• TASK
Repeat verbatim, and only, the lines of the data below, beginning at the line that contains "Give me the D3.js source for this chart." and stopping after the line that contains "const height = 539;".

• EXERCISE MATERIAL
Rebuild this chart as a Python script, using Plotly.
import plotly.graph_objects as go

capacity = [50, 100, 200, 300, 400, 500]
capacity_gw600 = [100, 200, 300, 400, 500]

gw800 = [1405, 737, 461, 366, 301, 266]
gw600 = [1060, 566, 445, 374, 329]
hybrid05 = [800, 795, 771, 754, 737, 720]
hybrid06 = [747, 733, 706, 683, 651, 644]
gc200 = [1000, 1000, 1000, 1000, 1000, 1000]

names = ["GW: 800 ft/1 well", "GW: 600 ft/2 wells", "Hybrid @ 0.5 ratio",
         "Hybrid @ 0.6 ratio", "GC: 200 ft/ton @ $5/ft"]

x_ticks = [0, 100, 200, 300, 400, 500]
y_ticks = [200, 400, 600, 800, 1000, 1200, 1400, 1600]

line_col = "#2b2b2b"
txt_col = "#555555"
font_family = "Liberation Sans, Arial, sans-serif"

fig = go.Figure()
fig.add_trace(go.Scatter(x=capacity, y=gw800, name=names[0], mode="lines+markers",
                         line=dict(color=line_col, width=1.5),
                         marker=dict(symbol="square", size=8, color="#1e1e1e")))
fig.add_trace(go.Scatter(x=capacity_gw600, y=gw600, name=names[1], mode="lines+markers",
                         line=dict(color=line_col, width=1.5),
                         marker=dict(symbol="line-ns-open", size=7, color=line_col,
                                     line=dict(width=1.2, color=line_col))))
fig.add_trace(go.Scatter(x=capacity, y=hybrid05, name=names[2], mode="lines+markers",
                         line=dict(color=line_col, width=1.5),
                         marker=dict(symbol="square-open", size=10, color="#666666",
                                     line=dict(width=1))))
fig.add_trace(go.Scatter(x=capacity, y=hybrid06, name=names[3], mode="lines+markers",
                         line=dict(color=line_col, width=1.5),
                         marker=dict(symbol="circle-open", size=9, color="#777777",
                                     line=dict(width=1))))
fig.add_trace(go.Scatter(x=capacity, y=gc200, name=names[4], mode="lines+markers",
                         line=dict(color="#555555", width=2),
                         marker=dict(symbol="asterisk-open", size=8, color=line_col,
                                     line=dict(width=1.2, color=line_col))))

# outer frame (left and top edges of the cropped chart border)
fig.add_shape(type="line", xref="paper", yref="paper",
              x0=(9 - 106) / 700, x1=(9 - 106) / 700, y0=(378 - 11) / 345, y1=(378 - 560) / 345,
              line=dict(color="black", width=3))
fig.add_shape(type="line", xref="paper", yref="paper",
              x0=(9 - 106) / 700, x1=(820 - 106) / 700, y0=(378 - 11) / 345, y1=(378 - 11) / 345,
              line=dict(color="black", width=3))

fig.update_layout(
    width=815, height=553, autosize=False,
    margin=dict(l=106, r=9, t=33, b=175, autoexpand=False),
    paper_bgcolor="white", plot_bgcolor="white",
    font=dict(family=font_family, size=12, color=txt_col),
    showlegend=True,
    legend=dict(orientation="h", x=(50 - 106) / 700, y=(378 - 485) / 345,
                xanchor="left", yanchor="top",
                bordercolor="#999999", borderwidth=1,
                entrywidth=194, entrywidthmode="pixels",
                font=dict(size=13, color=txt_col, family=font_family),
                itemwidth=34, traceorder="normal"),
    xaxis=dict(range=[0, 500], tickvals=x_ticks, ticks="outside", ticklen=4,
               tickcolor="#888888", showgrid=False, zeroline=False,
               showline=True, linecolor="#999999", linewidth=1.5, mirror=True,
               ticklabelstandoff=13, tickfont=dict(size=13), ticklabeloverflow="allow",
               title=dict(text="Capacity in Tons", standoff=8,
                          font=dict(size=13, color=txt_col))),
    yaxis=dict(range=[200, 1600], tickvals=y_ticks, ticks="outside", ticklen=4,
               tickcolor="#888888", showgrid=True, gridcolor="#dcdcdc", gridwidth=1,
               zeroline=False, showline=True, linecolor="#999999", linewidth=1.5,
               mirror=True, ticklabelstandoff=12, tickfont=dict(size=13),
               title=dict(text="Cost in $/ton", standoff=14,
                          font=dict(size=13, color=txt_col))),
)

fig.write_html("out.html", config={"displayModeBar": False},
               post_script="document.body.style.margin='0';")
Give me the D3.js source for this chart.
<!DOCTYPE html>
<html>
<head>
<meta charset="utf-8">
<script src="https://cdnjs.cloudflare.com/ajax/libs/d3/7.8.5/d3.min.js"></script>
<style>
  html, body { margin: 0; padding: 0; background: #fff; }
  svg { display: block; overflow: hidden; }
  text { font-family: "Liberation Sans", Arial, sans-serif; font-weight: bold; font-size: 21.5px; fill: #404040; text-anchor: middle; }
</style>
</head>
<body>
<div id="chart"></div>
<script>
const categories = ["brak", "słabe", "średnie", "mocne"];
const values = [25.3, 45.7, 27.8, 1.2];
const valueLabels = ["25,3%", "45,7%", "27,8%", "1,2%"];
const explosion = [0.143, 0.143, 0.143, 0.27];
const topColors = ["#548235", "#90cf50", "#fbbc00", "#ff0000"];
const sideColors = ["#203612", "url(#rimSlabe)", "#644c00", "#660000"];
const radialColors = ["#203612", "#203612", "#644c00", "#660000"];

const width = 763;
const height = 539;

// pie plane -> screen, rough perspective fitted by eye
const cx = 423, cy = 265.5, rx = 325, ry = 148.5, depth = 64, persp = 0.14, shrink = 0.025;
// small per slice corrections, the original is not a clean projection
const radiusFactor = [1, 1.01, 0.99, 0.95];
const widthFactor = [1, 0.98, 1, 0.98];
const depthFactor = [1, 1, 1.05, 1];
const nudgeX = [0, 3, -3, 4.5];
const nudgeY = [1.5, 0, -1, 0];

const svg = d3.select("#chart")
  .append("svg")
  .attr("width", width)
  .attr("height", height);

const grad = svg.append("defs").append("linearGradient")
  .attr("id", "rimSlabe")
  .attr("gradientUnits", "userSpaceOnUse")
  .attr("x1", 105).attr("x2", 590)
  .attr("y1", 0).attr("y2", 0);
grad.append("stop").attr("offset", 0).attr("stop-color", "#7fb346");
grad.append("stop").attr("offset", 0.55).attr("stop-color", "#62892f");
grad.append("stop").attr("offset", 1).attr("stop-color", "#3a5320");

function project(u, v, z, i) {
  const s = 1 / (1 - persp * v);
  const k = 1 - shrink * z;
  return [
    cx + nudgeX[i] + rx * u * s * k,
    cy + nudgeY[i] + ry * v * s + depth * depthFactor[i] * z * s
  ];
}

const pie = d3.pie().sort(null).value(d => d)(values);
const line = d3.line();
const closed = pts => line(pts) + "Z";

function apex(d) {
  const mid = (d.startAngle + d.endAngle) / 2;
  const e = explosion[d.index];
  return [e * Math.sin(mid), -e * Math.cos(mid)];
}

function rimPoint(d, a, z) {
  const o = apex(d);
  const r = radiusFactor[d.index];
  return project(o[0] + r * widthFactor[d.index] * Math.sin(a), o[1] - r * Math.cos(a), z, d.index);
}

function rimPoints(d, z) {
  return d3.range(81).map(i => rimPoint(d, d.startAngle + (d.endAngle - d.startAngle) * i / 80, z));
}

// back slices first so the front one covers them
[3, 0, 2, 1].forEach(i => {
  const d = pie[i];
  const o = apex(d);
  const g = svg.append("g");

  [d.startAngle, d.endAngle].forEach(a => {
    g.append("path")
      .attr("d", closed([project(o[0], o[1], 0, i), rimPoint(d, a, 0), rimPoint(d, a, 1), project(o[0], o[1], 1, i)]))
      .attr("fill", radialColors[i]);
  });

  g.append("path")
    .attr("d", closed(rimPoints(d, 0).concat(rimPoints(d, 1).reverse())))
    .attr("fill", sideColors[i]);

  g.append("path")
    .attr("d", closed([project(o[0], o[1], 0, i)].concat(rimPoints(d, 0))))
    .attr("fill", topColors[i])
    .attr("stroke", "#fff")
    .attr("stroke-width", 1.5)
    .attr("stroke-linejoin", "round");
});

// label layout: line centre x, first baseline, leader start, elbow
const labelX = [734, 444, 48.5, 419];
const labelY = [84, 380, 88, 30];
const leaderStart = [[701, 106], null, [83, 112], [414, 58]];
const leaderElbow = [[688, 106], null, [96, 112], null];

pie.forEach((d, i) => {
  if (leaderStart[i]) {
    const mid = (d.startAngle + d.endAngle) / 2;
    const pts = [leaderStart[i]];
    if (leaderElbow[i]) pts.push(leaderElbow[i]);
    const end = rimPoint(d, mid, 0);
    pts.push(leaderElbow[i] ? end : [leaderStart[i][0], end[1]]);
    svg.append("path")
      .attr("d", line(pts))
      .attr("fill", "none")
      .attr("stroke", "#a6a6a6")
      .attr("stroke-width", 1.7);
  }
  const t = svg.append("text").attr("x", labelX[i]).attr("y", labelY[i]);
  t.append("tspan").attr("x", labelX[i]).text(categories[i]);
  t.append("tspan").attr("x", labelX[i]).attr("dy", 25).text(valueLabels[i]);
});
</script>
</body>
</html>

• FINISHED TASK
Give me the D3.js source for this chart.
<!DOCTYPE html>
<html>
<head>
<meta charset="utf-8">
<script src="https://cdnjs.cloudflare.com/ajax/libs/d3/7.8.5/d3.min.js"></script>
<style>
  html, body { margin: 0; padding: 0; background: #fff; }
  svg { display: block; overflow: hidden; }
  text { font-family: "Liberation Sans", Arial, sans-serif; font-weight: bold; font-size: 21.5px; fill: #404040; text-anchor: middle; }
</style>
</head>
<body>
<div id="chart"></div>
<script>
const categories = ["brak", "słabe", "średnie", "mocne"];
const values = [25.3, 45.7, 27.8, 1.2];
const valueLabels = ["25,3%", "45,7%", "27,8%", "1,2%"];
const explosion = [0.143, 0.143, 0.143, 0.27];
const topColors = ["#548235", "#90cf50", "#fbbc00", "#ff0000"];
const sideColors = ["#203612", "url(#rimSlabe)", "#644c00", "#660000"];
const radialColors = ["#203612", "#203612", "#644c00", "#660000"];

const width = 763;
const height = 539;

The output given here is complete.